Executive condo sales launch in Sengkang draws crowds hoping for lower prices during economic slowdown
During this time when people are generally avoiding crowded areas or large gatherings due to the Covid-19 pandemic, one after another, property hunters were heading to the showroom of Ola, an executive condominium (EC) in Sengkang, on a weekday.
SINGAPORE — During this time when people are generally avoiding crowded areas or large gatherings due to the Covid-19 pandemic, one after another, property hunters were heading to the showroom of Ola, an executive condominium (EC) in Sengkang, on a weekday.
The preview of the new housing development located along Anchorvale Crescent, just opposite Sengkang General Hospital, took place on Thursday (March 19). Potential buyers told TODAY that they were eager to “take advantage” of the economic downturn to buy a property.
When TODAY arrived at 5pm on Thursday, 600 people had been there since the opening at noon, the public relations team of developer Evia Real Estate said.
By closing time at 9pm, 1,000 people would have visited the showroom, it estimated. The same number of people is projected to turn up on Friday.
Mr Lawrence Lee, 40, a property agent who went for the viewing with his family, said: “The developers are afraid of pricing their properties high during this time because no one will buy. So if I don’t buy during the downtime, when is a better time?
“If the market is very good, the property prices will go up. It makes sense for me to jump at this chance.”
Mr Vincent Ong, managing partner of Evia Real Estate, said that if developers are not “sensitive” or “flexible” during this time, they will be in “big trouble”.
“The thing about the economic uncertainty is that people are worried about jobs and how this whole thing will play out. So our response to this is that we continue to maintain maximum flexibility. We will show compassion for people in this time,” he said.
“That is why this EC is priced very affordably. More than half or nearly half of the units are priced equal to or lower than existing EC units,” he added.
ECs are public-private housing hybrids built by private developers and they usually feature amenities found in private condominiums such as swimming pools.
At Ola, prices for the three-bedroom and “three-bedroom + one” premium units start from S$999 per square foot (psf). These apartments are 926 sqf to 1,055 sqf.
For the four-bedroom units that are 1,389 sqf, they start from S$976 psf.
About 15 per cent of Ola’s 548 apartments — to be built across nine 16-storey blocks — will be priced below S$1 million.
These prices have already been reduced by 2 per cent to keep buyers’ interest during this time, Mr Ong said.
Mr Jeremy Foo, 34, a public relations director who was at the showroom, said that “it is just the right time” to move to a bigger home.
“I don’t think the economic situation right now will stop people from getting an upgrade (in housing) if the circumstances of their lives permit. With the economy going down, it might be better for people like us — young couples who are looking for an upgrade but with a good value,” Mr Foo said.

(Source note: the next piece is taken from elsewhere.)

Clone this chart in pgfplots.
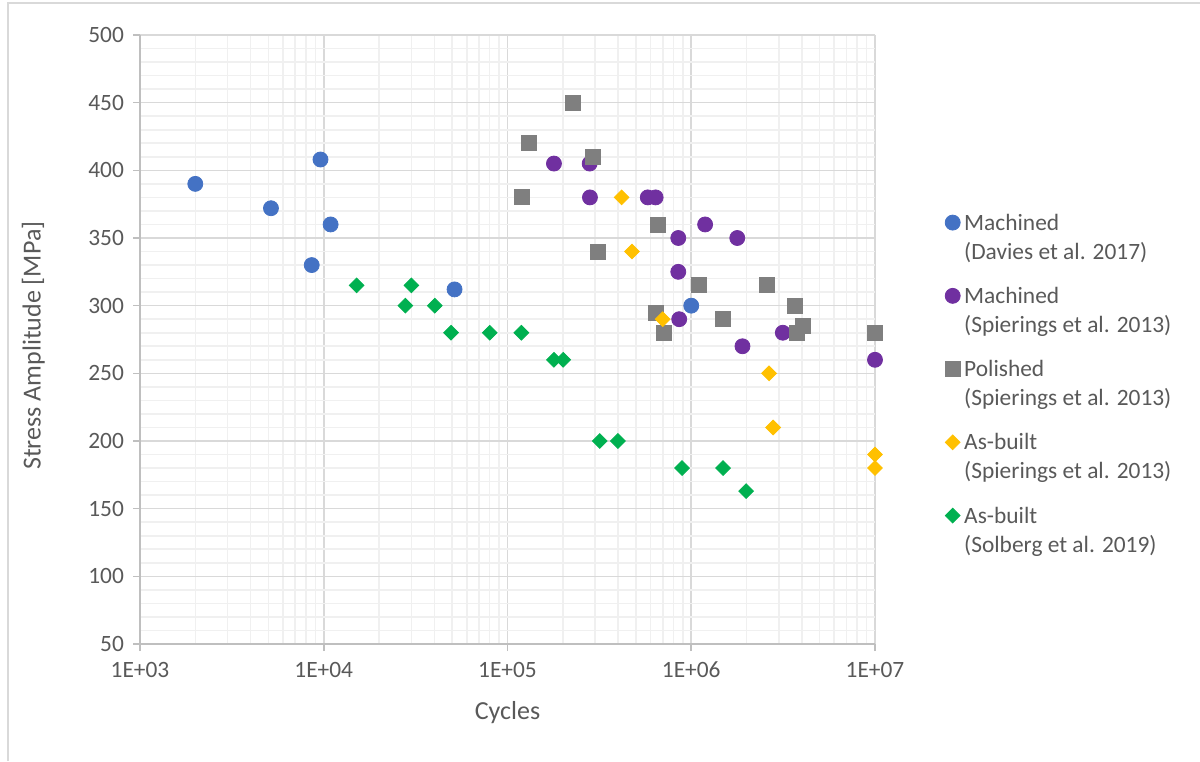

The show gallery was opened to the public on Feb 15 for them to see the project landscape as well as the facilities and services that would be available. The project is expected to be built and ready for occupation before the end of 2023.
From Feb 15 to March 1, those who were interested in the property could submit e-applications.
Then on March 19 and 20, the e-applicants along with walk-ins are welcomed to view the three-bedroom and four-bedroom units.
To manage the crowds, safety precautions were put in place, the gallery's team said.
E-applicants were informed the day before that they could take along just one guest to the showroom.
Aside from taking down the personal particulars of visitors for contact tracing and doing temperature checks, staff members of Evia Real Estate were also stationed at the entrance to ensure that a maximum of 250 people were in the gallery at any one time.
Coloured bands were given out to track each group of 250 people. After the 250 had left, the show units were disinfected and sanitised before the next group could enter.
At the queues, stickers were placed 1m to 2m apart to guide people waiting in line on how far apart they should stand.
Hand sanitisers were strategically placed around the premises as well.
Mr Suresh VT, 45, was rather excited to be there. The government-built flat he now owns is ageing and he is looking to get a new place. However, he is still deciding if this is the right time to buy.
“I feel that the economy will worsen further. I don’t know what else is going to happen in the coming months. While we have needs, like moving away from our ageing property, this is a big concern,” the chemical engineer said.
He will have to take a loan for this purchase, so job security is another issue that he has to think about.
Mr Elamaran Thiyagarajan, 32, who works in the risk management department in a bank, attended the viewing even though he knew there would be a crowd. This was because this development would be one of the few ECs this year, he said.
“EC projects don’t come around so often. And the pricing, for us, it just meets our budget. Anything above this, I won’t invest in a private property, so it’s just what we’re looking for.”